Though the results of the midterm elections were unhappy, there is still some humor to be found: the idea of Republicans and small government is funny. So is the idea that the Republicans have somehow found a mandate in what clearly remains a center-left country, and funniest of all, the plain and simple idea of Republicans governing. I mean, how do you govern when you’ve got no grasp of our shared reality, none at all?
Enter Stephen Colbert, who tells us he is “still riding high from the GOP’s triumph in last week’s midterm election. This means there will be more Republicans than ever making government smaller by working full-time in Washington. In fact, there is only one way to describe this victory.”
That word is “mandate.”
“Yes, it was absolutely a mandate,” said Colbert, “thanks to an historic turnout of just 37 percent of eligible voters, the lowest since 1942.”
The Republicans, he tells us, “have the obligation to enact the agenda of the angriest man in the smallest county. They just need to do one thing…it is time for Republicans to govern.” Before this, he says, “they were just paid extras on C-SPAN.”
Which brings us to Stephen Colbert’s word of the day: “It’s a trap!”
Watch the video courtesy of Comedy Central:
Colbert reminds us of Rush Limbaugh’s infamous claim that “Republicans were not elected to govern. Their one job is to stop Obama.”
But more than simple opposition to Barack Obama’s every action and word, there is the danger inherent in governing. Colbert points to a recent editorial in the National Review, The Governing Trap, which suggested that,
The desire to prove Republicans can govern also makes them hostage to their opponents in the Democratic party and the media. It empowers Senator Harry Reid, whose dethroning was in large measure the point of the election. If Republicans proclaim that they have to govern now that they run Congress, they maximize the incentive for the Democrats to filibuster everything they can — and for President Obama to veto the remainder.
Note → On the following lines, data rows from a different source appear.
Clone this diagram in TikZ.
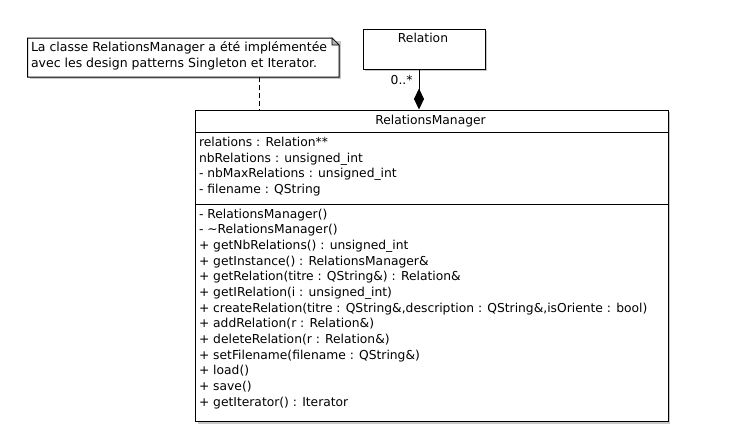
\documentclass[tikz,border=0pt]{standalone}
\usepackage{fontspec}
\setmainfont{DejaVu Sans}
\usetikzlibrary{arrows.meta}
\begin{document}
\begin{tikzpicture}[x=1pt,y=-1pt,line width=1pt,
  font=\fontsize{12.3}{14}\selectfont,
  umlbox/.style={draw=black,fill=white,inner sep=0pt,anchor=north west},
  txt/.style={anchor=base west,inner sep=0pt},
  ctxt/.style={anchor=base,inner sep=0pt},
  notetxt/.style={anchor=base west,inner sep=0pt,font=\fontsize{12.5}{14}\selectfont}]
\useasboundingbox[fill=white] (0,0) rectangle (738,439);
% shadows
\fill[black!22] (30,40.5) rectangle (340.5,78.5);
\fill[black!22] (365,31) rectangle (487,71);
\fill[black!22] (197.5,112) rectangle (670,423.5);
% note
\node[inner sep=0pt,anchor=north west,minimum width=310.5pt,minimum height=38pt] (note) at (27.5,38) {};
\draw[fill=white] (note.north west) -- ([xshift=-7pt]note.north east) -- ([yshift=-7pt]note.north east) -- (note.south east) -- (note.south west) -- cycle;
\draw[fill=black!30,line width=0.6pt] ([xshift=-7pt]note.north east) -- ([xshift=-7pt,yshift=-7pt]note.north east) -- ([yshift=-7pt]note.north east) -- cycle;
\node[notetxt] (n1) at (30.5,51.8) {La classe RelationsManager a été implémentée};
\node[notetxt] (n2) at (30.5,67.3) {avec les design patterns Singleton et Iterator.};
% Relation
\node[umlbox,minimum width=122pt,minimum height=40pt] (rel) at (362.5,28.5) {};
\node[ctxt] (reltitle) at (423,42.8) {Relation};
% RelationsManager
\node[umlbox,minimum width=472.5pt,minimum height=311.5pt] (rm) at (195,109.5) {};
\node[ctxt] (rmtitle) at (430.5,124.5) {RelationsManager};
\coordinate (s1) at (0,132.3);
\coordinate (s2) at (0,204.3);
\draw (rm.west |- s1) -- (rm.east |- s1);
\draw (rm.west |- s2) -- (rm.east |- s2);
\foreach \t [count=\i, evaluate=\i as \yy using 146.2+(\i-1)*15.8] in
  {{relations : Relation**},
   {nbRelations : unsigned\_int},
   {- nbMaxRelations : unsigned\_int},
   {- filename : QString}}
  \node[txt] (a\i) at (198.5,\yy) {\t};
\foreach \t [count=\i, evaluate=\i as \yy using 218+(\i-1)*15.68] in
  {{- RelationsManager()},
   {- \textasciitilde RelationsManager()},
   {+ getNbRelations() : unsigned\_int},
   {+ getInstance() : RelationsManager\&},
   {+ getRelation(titre : QString\&) : Relation\&},
   {+ getIRelation(i : unsigned\_int)},
   {+ createRelation(titre : QString\&,description : QString\&,isOriente : bool)},
   {+ addRelation(r : Relation\&)},
   {+ deleteRelation(r : Relation\&)},
   {+ setFilename(filename : QString\&)},
   {+ load()},
   {+ save()},
   {+ getIterator() : Iterator}}
  \node[txt] (m\i) at (198.5,\yy) {\t};
% composition
\coordinate (dx) at (419,0);
\draw[-{Diamond[length=21pt,width=10pt,sep=0pt]}] (rel.south -| dx) -- (dx |- rm.north);
\node[anchor=base east,inner sep=0pt] (mult) at (413,84.5) {0..*};
% note link
\coordinate (nx) at (259.5,0);
\draw[dash pattern=on 5pt off 3pt] (note.south -| nx) -- (nx |- rm.north);
\end{tikzpicture}
\end{document}
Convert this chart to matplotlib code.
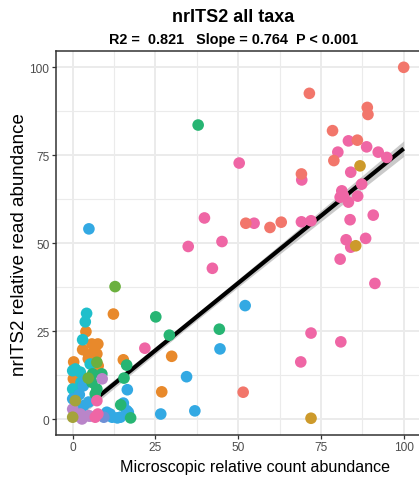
import matplotlib
matplotlib.use("Agg")
import matplotlib.pyplot as plt
import numpy as np

plt.rcParams['font.family'] = ['Liberation Sans', 'DejaVu Sans']

# Microscopic relative count (x) and nrITS2 relative read abundance (y), per taxon group
salmon_x = [100, 71.5, 89.0, 89.2, 78.5, 86.0, 78.9, 69.1, 52.3, 59.6, 63.0, 51.5]
salmon_y = [100, 92.6, 88.6, 86.6, 82.0, 79.3, 73.5, 69.7, 55.7, 54.5, 56.0, 7.7]

orange_x = [12.3, 15.3, 29.9, 26.9, 4.0, 5.8, 7.6, 4.8, 7.3, 3.0, 4.7, 0.3, 0.2, 6.5, 7.7]
orange_y = [29.9, 16.9, 17.9, 7.8, 24.9, 21.4, 21.4, 18.3, 18.6, 19.8, 17.2, 16.3, 11.5, 19.5, 15.2]

gold_x = [86.8, 85.5, 72.0]
gold_y = [72.0, 49.3, 0.3]

cyan_x = [4.2, 3.8, 3.0, 5.3, 0.8, 2.3, 0.0, 1.3, 0.0, 2.5]
cyan_y = [30.1, 27.7, 22.6, 15.7, 14.3, 13.4, 13.8, 8.6, 8.6, 10.5]

blue_x = [4.9, 52.1, 44.5, 34.4, 16.5, 15.3, 15.1, 16.3, 16.8, 13.5, 11.3, 26.6, 36.9,
          3.8, 3.3, 4.8, 0.0, 11.9, 14.4, 10.3, 3.2, 2.0, 1.0]
blue_y = [54.1, 32.3, 20.0, 12.1, 8.4, 4.6, 3.9, 2.5, 2.0, 0.4, 1.5, 1.5, 2.4,
          11.0, 3.9, 4.9, 5.8, 0.6, 0.6, 2.0, 9.5, 7.0, 3.0]

green_x = [37.9, 25.1, 29.2, 44.3, 16.3, 15.5, 14.5, 17.5, 7.3, 6.8, 6.0, 8.8, 5.8]
green_y = [83.6, 29.1, 23.9, 25.6, 15.4, 11.7, 4.1, 0.4, 8.6, 7.2, 12.9, 12.9, 10.5]

lime_x = [12.8, 7.3, 4.7]
lime_y = [37.7, 16.2, 11.7]

purple_x = [8.9, 0.0, 2.3, 4.8, 2.8, 5.2, 1.0]
purple_y = [11.5, 2.9, 1.5, 1.0, 0.1, 0.9, 1.0]

lavender_x = [9.4]
lavender_y = [0.6]

olive_x = [0.8, 0.0]
olive_y = [5.3, 0.6]

pink_x = [50.3, 39.8, 54.8, 34.9, 45.1, 42.2, 83.3, 88.8, 80.1, 92.3, 94.9, 69.2, 84.0,
          87.3, 81.3, 81.8, 80.8, 83.3, 86.1, 90.8, 69.1, 72.0, 83.8, 82.6, 88.5, 84.0,
          80.8, 91.3, 72.0, 81.0, 68.9, 21.8, 7.3, 6.8, 7.6]
pink_y = [72.8, 57.2, 55.7, 49.1, 50.5, 42.9, 79.1, 77.4, 75.9, 75.9, 74.4, 68.0, 70.2,
          66.8, 64.9, 63.5, 63.1, 61.7, 63.4, 58.0, 56.1, 56.4, 56.7, 51.0, 51.4, 48.9,
          45.5, 38.6, 24.5, 22.0, 16.3, 20.2, 5.3, 0.6, 1.5]

groups = [
    (orange_x, orange_y, "#E8892B"),
    (cyan_x, cyan_y, "#1FBFCB"),
    (blue_x, blue_y, "#33A9E3"),
    (green_x, green_y, "#27B573"),
    (lime_x, lime_y, "#6BB03E"),
    (purple_x, purple_y, "#B985C9"),
    (lavender_x, lavender_y, "#6E90D6"),
    (olive_x, olive_y, "#A5A33B"),
    (pink_x, pink_y, "#EF66A5"),
    (salmon_x, salmon_y, "#F2766B"),
    (gold_x, gold_y, "#CD9A2B"),
]

# Fit summary shown in the subtitle
r2 = 0.821
slope = 0.764
intercept = 0.5
ticks = [0, 25, 50, 75, 100]

W, H = 419, 485
fig = plt.figure(figsize=(W / 100, H / 100), dpi=100)
left_px, right_px, top_px, bottom_px = 56.2, 419.5, 51.5, 435.5
ax = fig.add_axes([left_px / W, 1 - bottom_px / H,
                   (right_px - left_px) / W, (bottom_px - top_px) / H])

# pixel-to-data: x0 at 72.7px, 3.31 px/unit; y0 at 420.3px, 3.52 px/unit
ax.set_xlim((left_px - 72.7) / 3.31, (right_px - 72.7) / 3.31)
ax.set_ylim((420.3 - bottom_px) / 3.52, (420.3 - top_px) / 3.52)

ax.set_xticks(ticks)
ax.set_yticks(ticks)
ax.set_xticks([12.5, 37.5, 62.5, 87.5], minor=True)
ax.set_yticks([12.5, 37.5, 62.5, 87.5], minor=True)
ax.grid(True, which='major', color='#EBEBEB', lw=1.4, zorder=0)
ax.grid(True, which='minor', color='#EBEBEB', lw=0.8, zorder=0)
ax.set_axisbelow(True)
ax.tick_params(which='minor', length=0)
ax.tick_params(which='major', length=3, width=0.9, color='#333333',
               labelsize=8.6, labelcolor='#4D4D4D', pad=2)

for side in ['left', 'bottom', 'top']:
    ax.spines[side].set_color('#333333')
    ax.spines[side].set_linewidth(1.1)
ax.spines['right'].set_visible(False)

# Regression line with confidence band
all_x = np.concatenate([np.asarray(g[0], float) for g in groups])
all_y = np.concatenate([np.asarray(g[1], float) for g in groups])
n = len(all_x)
resid = all_y - (intercept + slope * all_x)
s = np.sqrt(np.sum(resid ** 2) / (n - 2))
xbar = all_x.mean()
sxx = np.sum((all_x - xbar) ** 2)
xs = np.linspace(0, 100, 200)
fit = intercept + slope * xs
se = s * np.sqrt(1 / n + (xs - xbar) ** 2 / sxx)
ax.fill_between(xs, fit - 0.35 * 1.96 * se, fit + 0.35 * 1.96 * se,
                color='#BDBDBD', alpha=0.8, lw=0, zorder=2)
ax.plot(xs, fit, color='black', lw=3.0, zorder=3, solid_capstyle='butt')

for gx, gy, col in groups:
    ax.scatter(gx, gy, s=70, color=col, edgecolors='none', zorder=4)

ax.set_xlabel('Microscopic relative count abundance', fontsize=11.6, color='black')
ax.xaxis.set_label_coords((255 - left_px) / (right_px - left_px), -(468 - bottom_px) / (bottom_px - top_px))
ax.xaxis.label.set_va('center')
ax.set_ylabel('nrITS2 relative read abundance', fontsize=13.5, color='black')
ax.yaxis.set_label_coords(-(left_px - 20) / (right_px - left_px), (bottom_px - 245) / (bottom_px - top_px))
ax.yaxis.label.set_va('center')

fig.text(233 / W, 1 - 17 / H, 'nrITS2 all taxa', ha='center', va='center',
         fontsize=13, fontweight='bold')
fig.text(234 / W, 1 - 40 / H,
         f'R2 =  {r2:.3f}   Slope = {slope:.3f}  P < 0.001',
         ha='center', va='center', fontsize=10.4, fontweight='bold')

fig.savefig('out.png', dpi=100)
Then the Democrats will explain that the Republicans are too extreme to get anything done.
Oh dear, not much incentive there…But as Colbert says, “There is an even more urgent reason to do nothing,” and points again to the National Review:
If voters come to believe that a Republican Congress and a Democratic president are doing a fine job of governing together, why wouldn’t they vote to continue the arrangement in 2016?
“The point is,” says Colbert, “anything, anything the Republicans accomplish at all, no matter how insignificant, could lead to President Hillary Clinton.”
Colbert is going for humor of course, and there are layers to this humor: First, the idea that Republicans might actually govern is the biggest joke of all, outside of the Republican Party itself. And work with the president? When Barack Obama was elected in 2008, they immediately proceeded on the assumption that he must do exactly what they told him to do. How much worse will it be now when they are no longer the opposition party? We’ve already seen their answer to that question.
Colbert points to another humorous passage in the National Review editorial:
A prove-you-can-govern strategy will inevitably divide the party on the same tea-party-vs.-establishment lines that Republicans have just succeeded in overcoming.
Of course, the Republicans did not overcome the Tea Party; they only eliminated the struggle between Tea Party and Establishment by becoming more extreme, which means, really, if anybody won, it was the Tea Party.
Which brings us to Colbert’s analysis of the National Review’s editorial:
I believe, instead of making the mistake of doing things now, the National Review says the GOP should focus on the future by:
‘…building the case for Republican governance after 2016…’
And,
‘…explaining what Republicans…would do if they had the White House.’
Yes! It’s time to show the American people that Republicans are capable of bold, decisive action…sometime later. Then Republicans will be able to take back the White House and when they finally have control of the presidency and both houses of Congress, at last it will be time to govern, is what they want you to think, but that’s just another trap. Because the GOP can’t act until they’ve secured an all-Republican supreme court, 50 Republican governors, 50 Republican state legislatures and an all-Republican prom committee. And even then, even when there are no Democrats left anywhere, they should still not govern because then another Republican could run against them in the primary and they’d be wide-open to attack on their voting record if they had one.
So, as Admiral Ackbar said, governing a trap for Republicans, but one I don’t think we need to worry about them falling into. They haven’t all gathered in Washington to govern, they’ve gathered, as Limbaugh said, to oppose Obama. And being against something has never substituted for an actual policy platform.
Still, as Colbert makes clear, we’ll have plenty of joke material over the next two years.